The coat check is unstaffed. The door is unmarked. You arrive through a hallway that smells faintly of cedar and old wallpaper, and by the time you reach the room, something has already been decided about you.
There is a version of the New York night that still exists on the surface — the velvet rope, the photographer, the crowd assembling itself for an audience it can't quite name. That version has not disappeared. It has simply become a kind of theater, and theater requires distance to function.
What moved was the actual gathering. The rooms where people are genuinely at ease have grown quieter, smaller, harder to locate. Not because exclusivity became fashionable again, but because the alternative — the constant availability of everything — turned out to be its own kind of fatigue.
Someone is always holding a phone. Someone is always composing the version of the evening that will outlast the evening itself.
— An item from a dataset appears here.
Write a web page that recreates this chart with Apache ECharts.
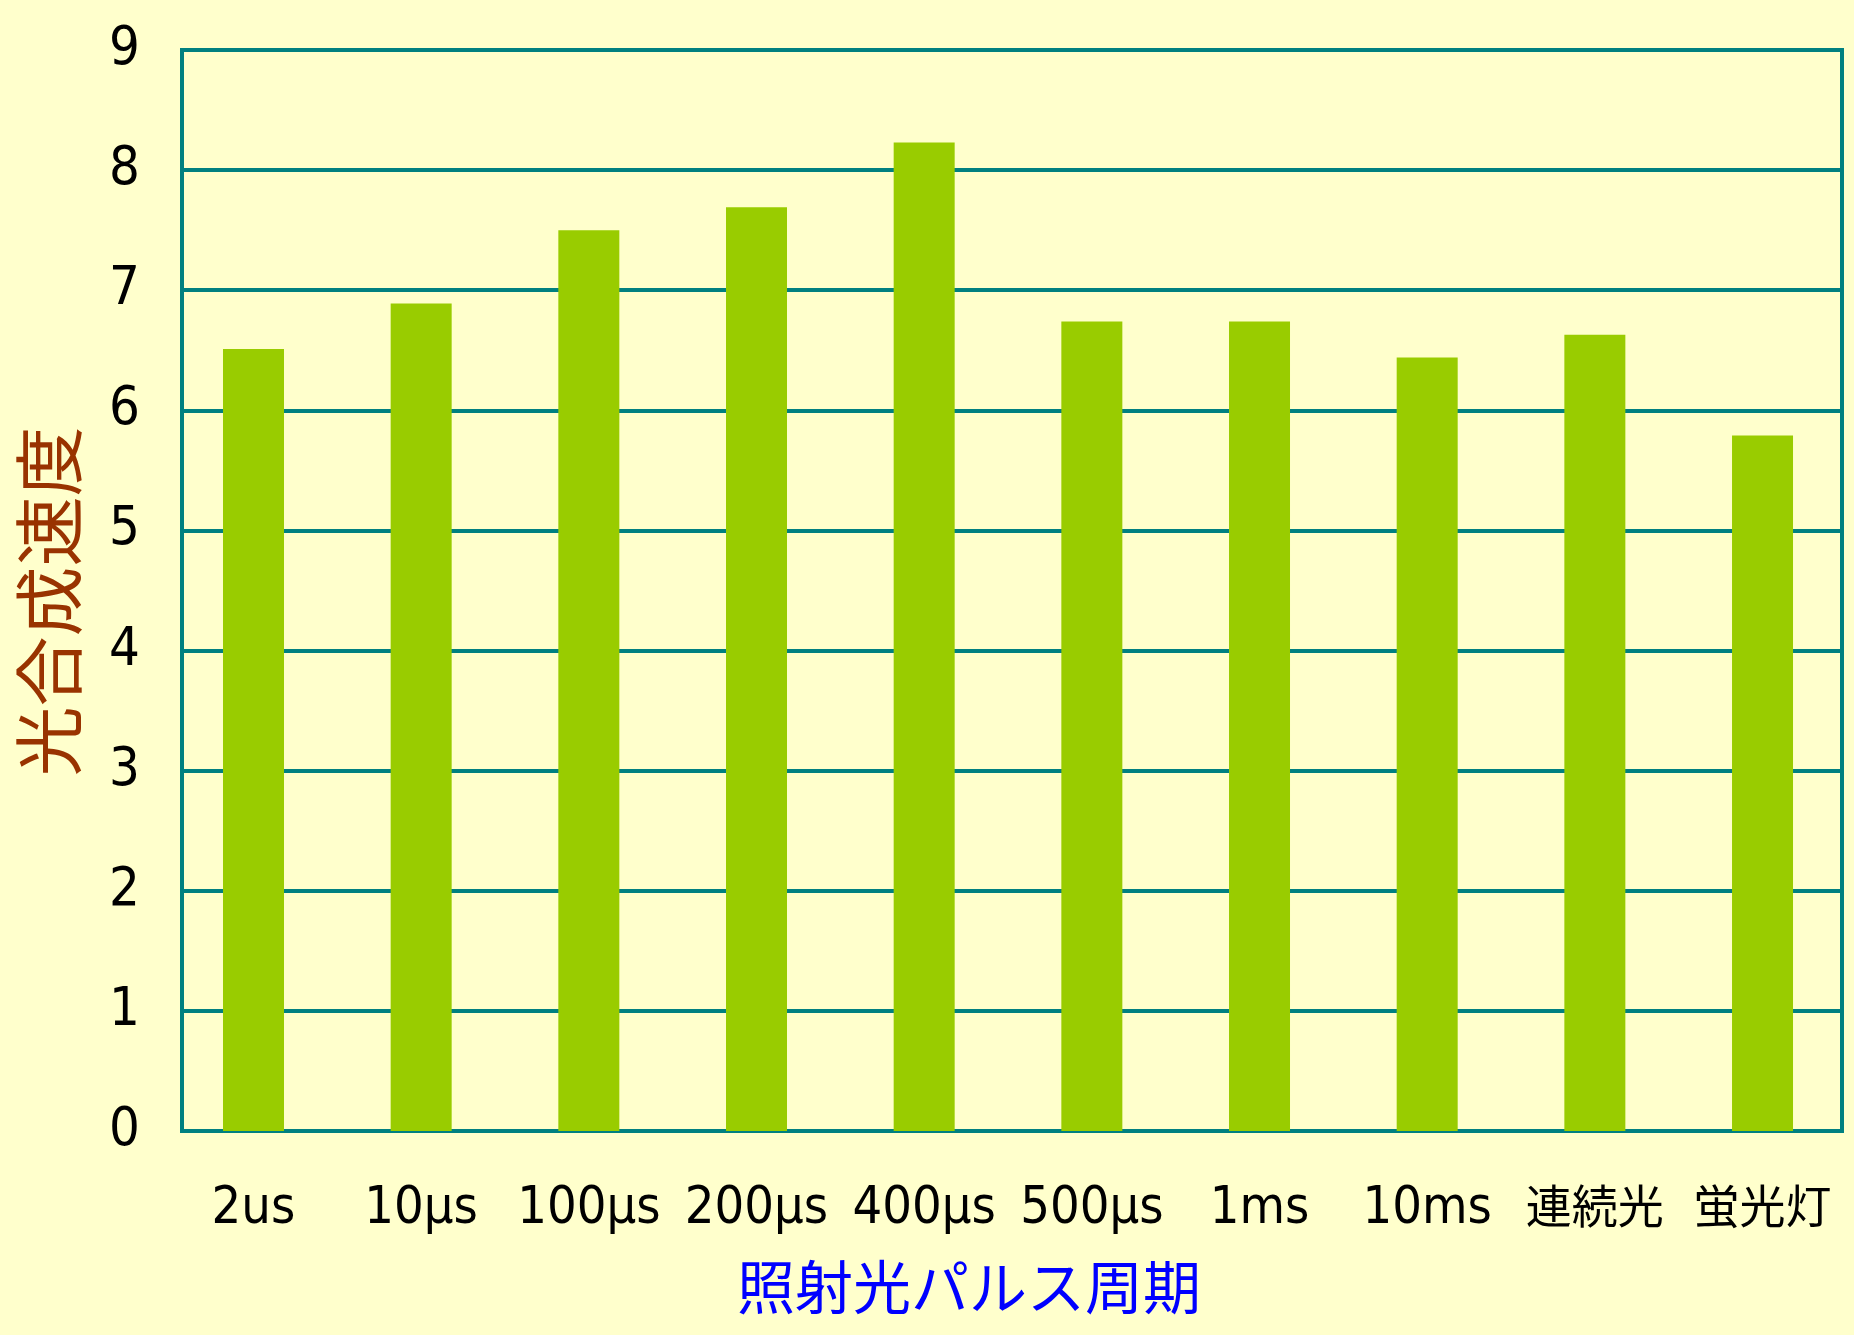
<!DOCTYPE html>
<html>
<head>
<meta charset="utf-8">
<script src="https://cdn.jsdelivr.net/npm/echarts@6/dist/echarts.min.js"></script>
<style>
html,body{margin:0;padding:0;background:#FFFFCC;}
#chart{width:1854px;height:1335px;}
</style>
</head>
<body>
<div id="chart"></div>
<script>
// ---- data ----
const categories = ['2us', '10µs', '100µs', '200µs', '400µs', '500µs', '1ms', '10ms', '連続光', '蛍光灯'];
const values = [6.51, 6.89, 7.50, 7.69, 8.23, 6.74, 6.74, 6.44, 6.63, 5.79];
const yTicks = [0, 1, 2, 3, 4, 5, 6, 7, 8, 9];
const yTitle = '光合成速度';
const xTitle = '照射光パルス周期';

const teal = '#008080';
const latin = "'Liberation Sans Narrow', 'DejaVu Sans Condensed', 'Liberation Sans', sans-serif";
const jp = "'Noto Sans CJK JP', sans-serif";

const chart = echarts.init(document.getElementById('chart'), null, {renderer: 'canvas'});
chart.setOption({
  backgroundColor: '#FFFFCC',
  animation: false,
  grid: {
    left: 182, right: 12, top: 50, bottom: 204,
    show: true, borderColor: teal, borderWidth: 4, backgroundColor: 'transparent'
  },
  xAxis: {
    type: 'value',
    min: -0.4264,
    max: 9.474,
    axisLine: {show: true, onZero: false, lineStyle: {color: teal, width: 4}},
    axisTick: {show: false},
    splitLine: {show: false},
    axisLabel: {
      customValues: categories.map((c, i) => i),
      margin: 52,
      color: '#000',
      fontFamily: latin,
      fontSize: 52,
      formatter: v => {
        const s = categories[Math.round(v)];
        return /[\u3000-\u9fff]/.test(s) ? '{j|' + s + '}' : s;
      },
      rich: {
        j: {fontFamily: jp, fontSize: 46, color: '#000'}
      }
    },
    name: xTitle,
    nameLocation: 'middle',
    nameGap: 127,
    nameTextStyle: {color: '#0000FF', fontFamily: jp, fontSize: 58, padding: [0, 86, 0, 0]}
  },
  yAxis: {
    type: 'value',
    min: 0,
    max: 9,
    interval: 1,
    data: yTicks,
    axisLine: {show: true, onZero: false, lineStyle: {color: teal, width: 4}},
    axisTick: {show: false},
    splitLine: {show: true, lineStyle: {color: teal, width: 4}},
    axisLabel: {
      margin: 42,
      color: '#000',
      fontFamily: latin,
      fontSize: 54,
      padding: [0, 0, 40, 0],
      formatter: v => String(v)
    },
    name: yTitle,
    nameLocation: 'middle',
    nameRotate: 90,
    nameGap: 98,
    nameTextStyle: {color: '#993300', fontFamily: jp, fontSize: 70, padding: [0, 22, 0, 0]}
  },
  series: [{
    type: 'bar',
    barWidth: 61,
    itemStyle: {color: '#99CC00'},
    data: categories.map((c, i) => [i, values[i]])
  }]
});
</script>
</body>
</html>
The act of being present and the act of documenting presence have grown so entangled that separating them, in certain rooms, no longer feels possible.
And so things went elsewhere. Not underground exactly — that word carries too much romance, too much intention. Elsewhere is more accurate. A dining room above a flower shop. A bar that requires a name, not a ticket. A gathering that exists because twelve people wanted to be in the same place without any of it becoming content.
The interesting thing is what gets left behind in rooms like that. The posture, mostly. The careful arrangement of self that public space demands. In a room that does not watch you, you sit differently. You laugh at different things. The conversation moves somewhere that has nothing to do with being overheard.
This is not nostalgia. The past had its own performances, its own codes of visibility, its own exhaustions. What's different now is the precision of the retreat — the deliberateness with which certain people have decided that being seen, at scale, is no longer a form of arrival.
Candlelight, in a room like this, is not aesthetic. It's practical. It keeps the space interior in a way that overhead light cannot. It softens the boundary between the table and whatever comes after midnight. It makes the room feel, briefly, like it belongs only to the people inside it.
The night didn't stop. It learned, after a long and visible stretch of years, to close its door.